Wake County district attorney says her office is understaffed

RALEIGH, N.C. (WNCN) - The Wake County District Attorney's Office handles everything from seatbelt violations to murder cases, but District Attorney Lorrin Freeman says they need some help.

"We have been understaffed in this office for years," Freeman said.

She recently asked to remover herself from a case and for a judge to hire a private attorney.

She says part of the reason was the workload was too much for her understaffed office.

You can read her letter here

She says the lack of staff impacts how they handle cases.

"I think we work very hard to be efficient and to find ways to use the resources that we have efficiently," Freeman said. "We've done a pretty good job of handling the case load we have but there's no question that if you walk down anyone of these halls that my folks carry a higher per capita caseload."

Freeman says the problem is the state isn't funding enough attorneys for the county.

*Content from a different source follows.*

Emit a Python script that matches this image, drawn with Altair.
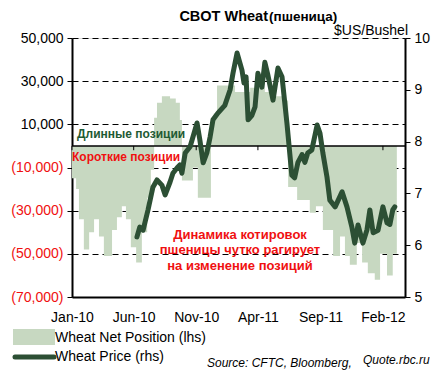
import altair as alt
import pandas as pd

# ---------------- data ----------------
pos_dates = ["2010-01-01","2010-01-11","2010-01-18","2010-01-30","2010-02-12","2010-02-24","2010-03-08",
             "2010-03-20","2010-04-09","2010-04-21","2010-05-03","2010-05-13","2010-05-25","2010-06-07",
             "2010-06-21","2010-07-04","2010-07-13","2010-07-21","2010-07-28","2010-08-09","2010-08-29",
             "2010-09-12","2010-09-22","2010-09-27","2010-10-24","2010-11-05","2010-12-07","2010-12-14",
             "2010-12-22","2011-02-04","2011-03-13","2011-04-18","2011-05-13","2011-05-30","2011-06-14",
             "2011-07-06","2011-08-06","2011-08-21","2011-09-07","2011-10-02","2011-10-19","2011-10-31",
             "2011-11-12","2011-11-29","2011-12-12","2011-12-26","2012-01-12","2012-01-25","2012-02-11",
             "2012-02-25","2012-03-06"]
pos_values = [-15000,-20000,-34000,-48000,-40000,-34000,-42000,-51000,-39000,-33000,-28000,-34000,
              -47000,-54000,-40000,-24000,-11000,13000,20000,23000,22000,20000,12000,-16000,-10000,
              -24000,8000,15000,28000,25000,27000,25000,23000,21000,-19000,-25000,-31000,-28000,-39000,
              -51000,-42000,-51000,-55000,-45000,-54000,-59000,-62000,-50000,-60000,-50000,-50000]

price_dates = ["2010-06-09","2010-06-16","2010-06-24","2010-07-06","2010-07-18","2010-07-28","2010-08-09",
               "2010-08-17","2010-08-29","2010-09-05","2010-09-15","2010-09-22","2010-09-27","2010-10-05",
               "2010-10-17","2010-10-24","2010-11-03","2010-11-10","2010-11-18","2010-11-27","2010-12-05",
               "2010-12-12","2010-12-24","2011-01-10","2011-01-23","2011-01-30","2011-02-09","2011-02-21",
               "2011-02-26","2011-03-03","2011-03-08","2011-03-17","2011-03-25","2011-04-01","2011-04-11",
               "2011-04-18","2011-04-25","2011-05-08","2011-05-20","2011-05-30","2011-06-11","2011-06-23",
               "2011-06-30","2011-07-08","2011-07-18","2011-07-25","2011-08-01","2011-08-11","2011-08-24",
               "2011-08-31","2011-09-07","2011-09-17","2011-09-24","2011-10-07","2011-10-24","2011-11-05",
               "2011-11-17","2011-11-24","2011-12-02","2011-12-14","2011-12-24","2011-12-31","2012-01-08",
               "2012-01-20","2012-02-01","2012-02-11","2012-02-18","2012-02-25","2012-03-01"]
price_values = [6.16,6.35,6.29,6.68,7.12,7.26,7.16,6.97,7.22,7.39,7.49,7.55,7.39,7.78,7.9,8.09,8.36,8.03,
                7.59,7.78,8.09,8.42,8.55,8.7,9.0,9.32,9.71,9.38,9.13,9.25,8.42,8.5,8.67,9.32,9.05,9.53,9.3,
                8.8,9.42,9.25,8.36,7.35,7.3,7.6,7.75,7.6,7.78,7.84,8.32,8.16,7.78,7.32,6.87,6.74,7.03,6.74,
                6.35,6.04,6.39,6.04,6.3,6.68,6.24,6.29,6.74,6.43,6.4,6.68,6.74]

tick_dates = ["2010-01-01","2010-06-01","2010-11-01","2011-04-01","2011-09-01","2012-02-01"]
left_ticks = [50000, 30000, 10000, -10000, -30000, -50000, -70000]
right_ticks = [5, 6, 7, 8, 9, 10]

title_main = "CBOT Wheat"
title_sub = "(пшеница)"
unit_label = "$US/Bushel"
long_label = "Длинные позиции"
short_label = "Короткие позиции"
note_lines = ["Динамика котировок", "пшеницы чутко рагирует", "на изменение позиций"]
legend_area = "Wheat Net Position (lhs)"
legend_line = "Wheat Price (rhs)"
source_text = "Source:  CFTC, Bloomberg,"
site_text = "Quote.rbc.ru"

# ---------------- styling ----------------
FONT = "Liberation Sans"
AREA_C = "#c7d8c1"
LINE_C = "#2c4f34"
RED = "#f01010"
GREEN_T = "#1e5a33"

pos_df = pd.DataFrame({"date": pos_dates, "v": pos_values})
price_df = pd.DataFrame({"date": price_dates, "p": price_values})
tick_df = pd.DataFrame({"date": tick_dates, "v": [0] * len(tick_dates), "v2": [-2000] * len(tick_dates)})
zero_df = pd.DataFrame({"v": [0]})

def dt(s):
    y, m, d = (int(t) for t in s.split("-"))
    return alt.DateTime(year=y, month=m, date=d, utc=True)

xscale = alt.Scale(type="utc", domain=[dt("2010-01-01"), dt("2012-03-26")], nice=False)
xaxis = alt.Axis(values=[dt(s) for s in tick_dates], labelExpr="utcFormat(datum.value, '%b-%y')",
                 title=None, labelFontSize=14, labelFont=FONT, labelColor="#000",
                 ticks=False, labelPadding=13, domainColor="#000", domainWidth=2,
                 grid=False, labelOverlap=False, labelFlush=False, labelBound=False)
X = alt.X("date:T", scale=xscale, axis=xaxis)

YL = alt.Y("v:Q", scale=alt.Scale(domain=[-70000, 50000], nice=False, zero=False),
           axis=alt.Axis(orient="left", values=left_ticks, title=None,
                         labelExpr="datum.value < 0 ? '(' + format(-datum.value, ',') + ')' : format(datum.value, ',')",
                         labelColor={"condition": {"test": "datum.value < 0", "value": RED}, "value": "#000"},
                         labelFontSize=14, labelFont=FONT, tickSize=5, tickColor="#000",
                         labelPadding=4, domainColor="#000", domainWidth=2,
                         grid=True, gridColor="#000", gridDash=[6, 4], gridWidth=1))

area = alt.Chart(pos_df).mark_area(interpolate="step-after", color=AREA_C, opacity=1).encode(x=X, y=YL)
zero = alt.Chart(zero_df).mark_rule(color="#000", strokeWidth=1.5).encode(y=YL)
xt = alt.Chart(tick_df).mark_rule(color="#000", strokeWidth=1).encode(x=X, y=YL, y2="v2:Q")

left = alt.layer(area, zero, xt)

line = alt.Chart(price_df).mark_line(color=LINE_C, strokeWidth=5, strokeJoin="round", strokeCap="round").encode(
    x=X,
    y=alt.Y("p:Q", scale=alt.Scale(domain=[5, 10], nice=False, zero=False),
            axis=alt.Axis(orient="right", values=right_ticks, title=None, labelFontSize=14,
                          labelFont=FONT, labelColor="#000", tickSize=5, tickColor="#000",
                          labelPadding=4, domainColor="#000", domainWidth=2, grid=False)),
)

base = alt.layer(left, line).resolve_scale(y="independent")

one = pd.DataFrame({"a": [0]})

def txt(text, x, y, size, color="#000", weight="normal", style="normal", align="left", baseline="middle"):
    return alt.Chart(pd.DataFrame({"t": [text]})).mark_text(
        font=FONT, fontSize=size, color=color, fontWeight=weight, fontStyle=style,
        align=align, baseline=baseline
    ).encode(text="t:N", x=alt.value(x), y=alt.value(y))

texts = [
    txt(title_main, 196, -17, 14.5, weight="bold", align="right", baseline="alphabetic"),
    txt(title_sub, 197, -17, 13.5, weight="bold", baseline="alphabetic"),
    txt(unit_label, 336, -7, 14, align="right"),
    txt(long_label, 5, 96, 12, color=GREEN_T, weight="bold"),
    txt(short_label, 0, 119, 12, color=RED, weight="bold"),
    txt(note_lines[0], 168, 197, 13, color=RED, weight="bold", align="center"),
    txt(note_lines[1], 168, 212, 13, color=RED, weight="bold", align="center"),
    txt(note_lines[2], 168, 228, 13, color=RED, weight="bold", align="center"),
    txt(legend_area, -17, 300, 14),
    txt(legend_line, -17, 319, 14),
    txt(source_text, 135, 325, 12, style="italic"),
    txt(site_text, 291, 322, 12, style="italic"),
]

swatch_area = alt.Chart(one).mark_rect(color=AREA_C).encode(
    x=alt.value(-59), x2=alt.value(-17), y=alt.value(291), y2=alt.value(307)
)
swatch_line = alt.Chart(one).mark_rule(color=LINE_C, strokeWidth=5, strokeCap="round").encode(
    x=alt.value(-57), x2=alt.value(-18), y=alt.value(319)
)

chart = alt.layer(base, swatch_area, swatch_line, *texts).properties(
    width=333, height=259,
    padding={"left": 64, "top": 30, "right": 28, "bottom": 80},
    autosize=alt.AutoSizeParams(type="none"),
).configure_view(stroke="#888", strokeWidth=1).configure(background="#ffffff")

chart.save("out.html", embed_options={"renderer": "svg", "actions": False})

"Certainly there are things I think we could do differently if we had additional staff here and I think you'd see that some of the cases might make it to trial quicker," Freeman said.

Wake County currently has 43 state-funded assistant district attorneys.

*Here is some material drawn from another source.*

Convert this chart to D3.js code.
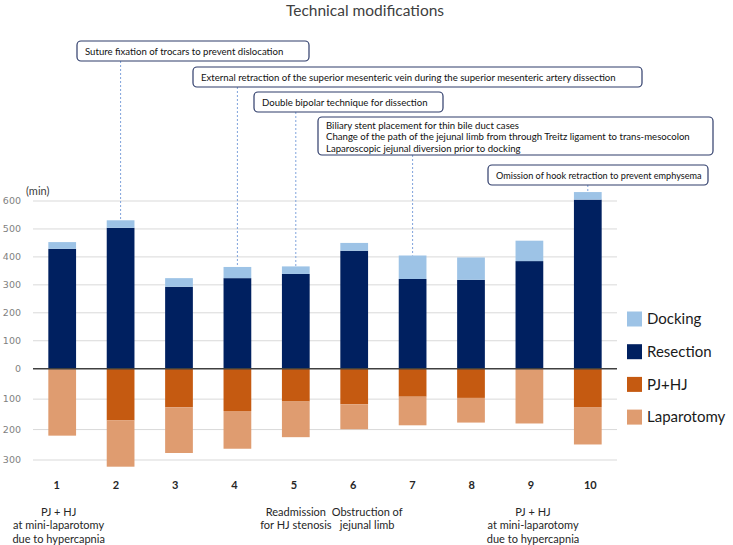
<!DOCTYPE html>
<html>
<head>
<meta charset="utf-8">
<script src="https://cdn.jsdelivr.net/npm/d3@7"></script>
<style>
  body { margin: 0; background: #fff; }
  text { font-family: Lato, "Open Sans", sans-serif; }
</style>
</head>
<body>
<div id="chart"></div>
<script>
// cases along the x axis
const cases = [1, 2, 3, 4, 5, 6, 7, 8, 9, 10];

// minutes
const docking = [24, 27, 31, 40, 27, 28, 84, 80, 73, 27];
const resection = [429, 504, 293, 324, 339, 422, 321, 318, 385, 605];
const pjhj = [0, 170, 127, 139, 108, 117, 92, 96, 0, 126];
const laparotomy = [220, 152, 150, 124, 117, 82, 94, 81, 180, 123];

const upTicks = [0, 100, 200, 300, 400, 500, 600];
const downTicks = [100, 200, 300];

const seriesNames = ["Docking", "Resection", "PJ+HJ", "Laparotomy"];
const seriesColors = ["#9DC3E6", "#002060", "#C55A11", "#DF9C70"];

// technical modifications and the case they were introduced in
const modTexts = [
  ["Suture fixation of trocars to prevent dislocation"],
  ["External retraction of the superior mesenteric vein during the superior mesenteric artery dissection"],
  ["Double bipolar technique for dissection"],
  ["Biliary stent placement for thin bile duct cases",
   "Change of the path of the jejunal limb from through Treitz ligament to trans-mesocolon",
   "Laparoscopic jejunal diversion prior to docking"],
  ["Omission of hook retraction to prevent emphysema"],
];
const modCases = [2, 4, 5, 7, 10];

// notes under some cases
const noteCases = [1, 5, 6, 9];
const noteTexts = [
  ["PJ + HJ", "at mini-laparotomy", "due to hypercapnia"],
  ["Readmission", "for HJ stenosis"],
  ["Obstruction of", "jejunal limb"],
  ["PJ + HJ", "at mini-laparotomy", "due to hypercapnia"],
];

// layout
const W = 733, H = 545;
const plotLeft = 33, plotRight = 617;
const zeroY = 368.7, topY = 201, bottomY = 460;
const boxLayout = [
  { x: 77, y: 41, w: 232, h: 20 },
  { x: 193, y: 67, w: 449, h: 20 },
  { x: 254, y: 92, w: 189, h: 20 },
  { x: 318, y: 117, w: 395, h: 38 },
  { x: 488, y: 165, w: 220, h: 20 },
];

const svg = d3.select("#chart").append("svg")
  .attr("width", W).attr("height", H);

const x = d3.scaleBand().domain(cases).range([plotLeft, plotRight])
  .paddingInner(0.525).paddingOuter(0.2625);
const xLabel = d3.scaleBand().domain(cases).range([27, 620]);

const yUp = d3.scaleLinear().domain([0, 600]).range([zeroY, topY]);
const yDown = d3.scaleLinear().domain([0, 300]).range([zeroY, bottomY]);

// title
svg.append("text")
  .attr("x", 365).attr("y", 16)
  .attr("text-anchor", "middle")
  .style("font-size", "15.5px").style("fill", "#404040")
  .text("Technical modifications");

// grid
const grid = svg.append("g");
grid.selectAll(".gu").data(upTicks.slice(1)).join("line")
  .attr("x1", plotLeft).attr("x2", plotRight)
  .attr("y1", d => yUp(d)).attr("y2", d => yUp(d))
  .style("stroke", "#d9d9d9").style("stroke-width", 1);
grid.selectAll(".gd").data(downTicks).join("line")
  .attr("x1", plotLeft).attr("x2", plotRight)
  .attr("y1", d => yDown(d)).attr("y2", d => yDown(d))
  .style("stroke", "#d9d9d9").style("stroke-width", 1);

// y tick labels (both halves shown as positive minutes)
const tickStyle = sel => sel.attr("x", 21).attr("text-anchor", "end")
  .attr("dy", "0.35em")
  .style("font-family", "'DejaVu Sans', sans-serif")
  .style("font-size", "9.5px").style("fill", "#7f7f7f");
svg.append("g").selectAll("text").data(upTicks).join("text")
  .attr("y", d => yUp(d)).call(tickStyle).text(d => d);
svg.append("g").selectAll("text").data(downTicks).join("text")
  .attr("y", d => yDown(d)).call(tickStyle).text(d => d);

svg.append("text").attr("x", 26).attr("y", 195)
  .style("font-size", "11px").style("fill", "#404040").text("(min)");

// bars
const rows = cases.map((c, i) => ({
  c, docking: docking[i], resection: resection[i], pjhj: pjhj[i], laparotomy: laparotomy[i],
}));
const bars = svg.append("g");
bars.selectAll(".res").data(rows).join("rect")
  .attr("x", d => x(d.c)).attr("width", x.bandwidth())
  .attr("y", d => yUp(d.resection))
  .attr("height", d => yUp(0) - yUp(d.resection))
  .style("fill", seriesColors[1]);
bars.selectAll(".dock").data(rows).join("rect")
  .attr("x", d => x(d.c)).attr("width", x.bandwidth())
  .attr("y", d => yUp(d.resection + d.docking))
  .attr("height", d => yUp(d.resection) - yUp(d.resection + d.docking))
  .style("fill", seriesColors[0]);
bars.selectAll(".pj").data(rows).join("rect")
  .attr("x", d => x(d.c)).attr("width", x.bandwidth())
  .attr("y", yDown(0))
  .attr("height", d => yDown(d.pjhj) - yDown(0))
  .style("fill", seriesColors[2]);
bars.selectAll(".lap").data(rows).join("rect")
  .attr("x", d => x(d.c)).attr("width", x.bandwidth())
  .attr("y", d => yDown(d.pjhj))
  .attr("height", d => yDown(d.pjhj + d.laparotomy) - yDown(d.pjhj))
  .style("fill", seriesColors[3]);

// zero line
svg.append("line")
  .attr("x1", plotLeft).attr("x2", plotRight)
  .attr("y1", yUp(0)).attr("y2", yUp(0))
  .style("stroke", "#404040").style("stroke-width", 1.5);

// case numbers
svg.append("g").selectAll("text").data(cases).join("text")
  .attr("x", d => xLabel(d) + xLabel.bandwidth() / 2)
  .attr("y", 489)
  .attr("text-anchor", "middle")
  .style("font-size", "11px").style("font-weight", "bold").style("fill", "#262626")
  .text(d => d);

// notes under cases
noteCases.forEach((c, i) => {
  const shift = c === 6 ? 14 : 2;
  const t = svg.append("text")
    .attr("x", xLabel(c) + xLabel.bandwidth() / 2 + shift)
    .attr("y", 516)
    .attr("text-anchor", "middle")
    .style("font-size", "11px").style("fill", "#262626");
  noteTexts[i].forEach((line, j) => {
    t.append("tspan")
      .attr("x", xLabel(c) + xLabel.bandwidth() / 2 + shift)
      .attr("dy", j === 0 ? 0 : 13.3)
      .text(line);
  });
});

// annotation connectors and boxes
modCases.forEach((c, i) => {
  const b = boxLayout[i];
  const idx = cases.indexOf(c);
  const cx = x(c) + x.bandwidth() / 2;
  svg.append("line")
    .attr("x1", cx).attr("x2", cx)
    .attr("y1", b.y + b.h)
    .attr("y2", yUp(resection[idx] + docking[idx]))
    .style("stroke", "#7FA3DC").style("stroke-width", 1)
    .style("stroke-dasharray", "2,2");
});
modCases.forEach((c, i) => {
  const b = boxLayout[i];
  svg.append("rect")
    .attr("x", b.x).attr("y", b.y).attr("width", b.w).attr("height", b.h)
    .attr("rx", 4).attr("ry", 4)
    .style("fill", "#fff").style("stroke", "#2F3D6B").style("stroke-width", 1.2);
  const lines = modTexts[i];
  const t = svg.append("text")
    .attr("y", b.y + (lines.length === 1 ? 13.5 : 11.5))
    .style("font-size", "9.6px").style("fill", "#111");
  lines.forEach((line, j) => {
    t.append("tspan")
      .attr("x", b.x + 8)
      .attr("dy", j === 0 ? 0 : 11.5)
      .text(line);
  });
  // shrink the text if its widest line would not fit inside the box
  const widest = d3.max(t.selectAll("tspan").nodes(), n => n.getComputedTextLength());
  const room = b.w - 14;
  if (widest > room) t.style("font-size", (9.6 * room / widest).toFixed(2) + "px");
});

// legend
const legend = svg.append("g");
seriesNames.forEach((name, i) => {
  const ly = 319 + i * 32.7;
  legend.append("rect")
    .attr("x", 627).attr("y", ly - 7.5).attr("width", 15).attr("height", 15)
    .style("fill", seriesColors[i]);
  legend.append("text")
    .attr("x", 647).attr("y", ly).attr("dy", "0.35em")
    .style("font-size", "15px").style("fill", "#1a1a1a")
    .text(name);
});
</script>
</body>
</html>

There is one additional attorney position that is funded by a grant.

A study from North Carolina Administrative Office of the Courts shows based on case load, Wake County needs at least 50.

"Those additional six prosecutors would make a huge difference," Freeman said.

Compare that to Mecklenburg County who has a similar case load.

The study shows they need at least 59 attorneys. They have 63 funded by the state, and 23 more funded by grants.

Freeman says they are prioritizing cases and taking advantage of outside help when they can.

She says they have faced a "good amount" of turnover in the past year and keeping employees long term is also an issue.

"There is a perception, and in some cases some people can go into the private sector and do better financially," Freeman explained.

Her office is also currently down three attorneys - one attorney is on maternity leave, one attorney resigned, and one position is new.

Freemans says it's the first new state-funded position the county has seen in at least 10 years and they are in the process of hiring for it.

CBS North Carolina asked Freeman if she could assure the public that there is still adequate prosecution happening in her office, even with the short staffing.

"I think we are doing the best we can to try and use our limited resources. I think we do a good job prioritizing those," she said.

Until they get more people, she says hiring outside help will be an option when they can.